* begin GIVEN INFORMATION *

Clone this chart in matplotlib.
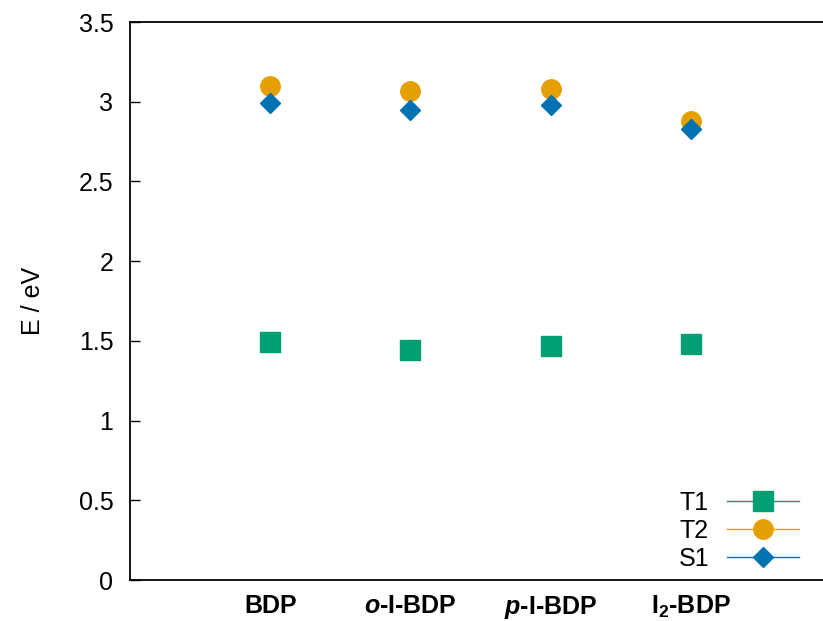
import numpy as np
import matplotlib.pyplot as plt
from matplotlib.lines import Line2D

plt.rcParams['font.family'] = ['Liberation Sans', 'DejaVu Sans']
plt.rcParams['mathtext.fontset'] = 'custom'
plt.rcParams['mathtext.rm'] = 'Liberation Sans:bold'
plt.rcParams['mathtext.it'] = 'Liberation Sans:italic:bold'
plt.rcParams['mathtext.bf'] = 'Liberation Sans:bold'

molecules = ['BDP', r'$\mathit{o}$-I-BDP', r'$\mathit{p}$-I-BDP', r'I$_{2}$-BDP']
t1 = [1.49, 1.44, 1.47, 1.48]
t2 = [3.10, 3.07, 3.08, 2.88]
s1 = [2.99, 2.95, 2.98, 2.83]

x = np.arange(1, len(molecules) + 1)

fig = plt.figure(figsize=(8.23, 6.21), dpi=100)
ax = fig.add_axes([130 / 823, 41 / 621, 701 / 823, 558 / 621])

ax.plot(x, t1, 's', color='#009e73', markersize=14.5, ls='None')
ax.plot(x, t2, 'o', color='#e69f00', markersize=14, ls='None')
ax.plot(x, s1, 'D', color='#0072b2', markersize=9.8, ls='None')

handles = [Line2D([], [], color='#009e73', lw=1, marker='s', markersize=14.5),
           Line2D([], [], color='#e69f00', lw=1, marker='o', markersize=14),
           Line2D([], [], color='#0072b2', lw=1, marker='D', markersize=9.8)]
ax.legend(handles, ['T1', 'T2', 'S1'], loc='lower right', frameon=False,
          markerfirst=False, fontsize=18, handlelength=2.9, labelspacing=0.16,
          handletextpad=0.7, bbox_to_anchor=(799 / 823, 50 / 621),
          bbox_transform=fig.transFigure, borderpad=0, borderaxespad=0)

ax.set_xlim(0, 5)
ax.set_ylim(0, 3.5)
ax.set_yticks(np.arange(0, 3.51, 0.5))
ax.set_yticklabels(['0', '0.5', '1', '1.5', '2', '2.5', '3', '3.5'])
ax.set_xticks(x)
ax.set_xticklabels(molecules, fontweight='bold')
ax.tick_params(axis='y', direction='in', length=7, width=1, labelsize=18, pad=12)
ax.tick_params(axis='x', length=0, labelsize=18, pad=10)
ax.set_ylabel('E / eV', fontsize=18, labelpad=24)

for side in ['left', 'top', 'bottom']:
    ax.spines[side].set_linewidth(1.3)
ax.spines['right'].set_visible(False)

fig.savefig('out.png', dpi=100)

* end GIVEN INFORMATION *

= EXERCISE OBJECTIVE =
Write the full listing out again with every line unchanged, but include no pictures.

= FINISHED EXERCISE =
Clone this chart in matplotlib.
import numpy as np
import matplotlib.pyplot as plt
from matplotlib.lines import Line2D

plt.rcParams['font.family'] = ['Liberation Sans', 'DejaVu Sans']
plt.rcParams['mathtext.fontset'] = 'custom'
plt.rcParams['mathtext.rm'] = 'Liberation Sans:bold'
plt.rcParams['mathtext.it'] = 'Liberation Sans:italic:bold'
plt.rcParams['mathtext.bf'] = 'Liberation Sans:bold'

molecules = ['BDP', r'$\mathit{o}$-I-BDP', r'$\mathit{p}$-I-BDP', r'I$_{2}$-BDP']
t1 = [1.49, 1.44, 1.47, 1.48]
t2 = [3.10, 3.07, 3.08, 2.88]
s1 = [2.99, 2.95, 2.98, 2.83]

x = np.arange(1, len(molecules) + 1)

fig = plt.figure(figsize=(8.23, 6.21), dpi=100)
ax = fig.add_axes([130 / 823, 41 / 621, 701 / 823, 558 / 621])

ax.plot(x, t1, 's', color='#009e73', markersize=14.5, ls='None')
ax.plot(x, t2, 'o', color='#e69f00', markersize=14, ls='None')
ax.plot(x, s1, 'D', color='#0072b2', markersize=9.8, ls='None')

handles = [Line2D([], [], color='#009e73', lw=1, marker='s', markersize=14.5),
           Line2D([], [], color='#e69f00', lw=1, marker='o', markersize=14),
           Line2D([], [], color='#0072b2', lw=1, marker='D', markersize=9.8)]
ax.legend(handles, ['T1', 'T2', 'S1'], loc='lower right', frameon=False,
          markerfirst=False, fontsize=18, handlelength=2.9, labelspacing=0.16,
          handletextpad=0.7, bbox_to_anchor=(799 / 823, 50 / 621),
          bbox_transform=fig.transFigure, borderpad=0, borderaxespad=0)

ax.set_xlim(0, 5)
ax.set_ylim(0, 3.5)
ax.set_yticks(np.arange(0, 3.51, 0.5))
ax.set_yticklabels(['0', '0.5', '1', '1.5', '2', '2.5', '3', '3.5'])
ax.set_xticks(x)
ax.set_xticklabels(molecules, fontweight='bold')
ax.tick_params(axis='y', direction='in', length=7, width=1, labelsize=18, pad=12)
ax.tick_params(axis='x', length=0, labelsize=18, pad=10)
ax.set_ylabel('E / eV', fontsize=18, labelpad=24)

for side in ['left', 'top', 'bottom']:
    ax.spines[side].set_linewidth(1.3)
ax.spines['right'].set_visible(False)

fig.savefig('out.png', dpi=100)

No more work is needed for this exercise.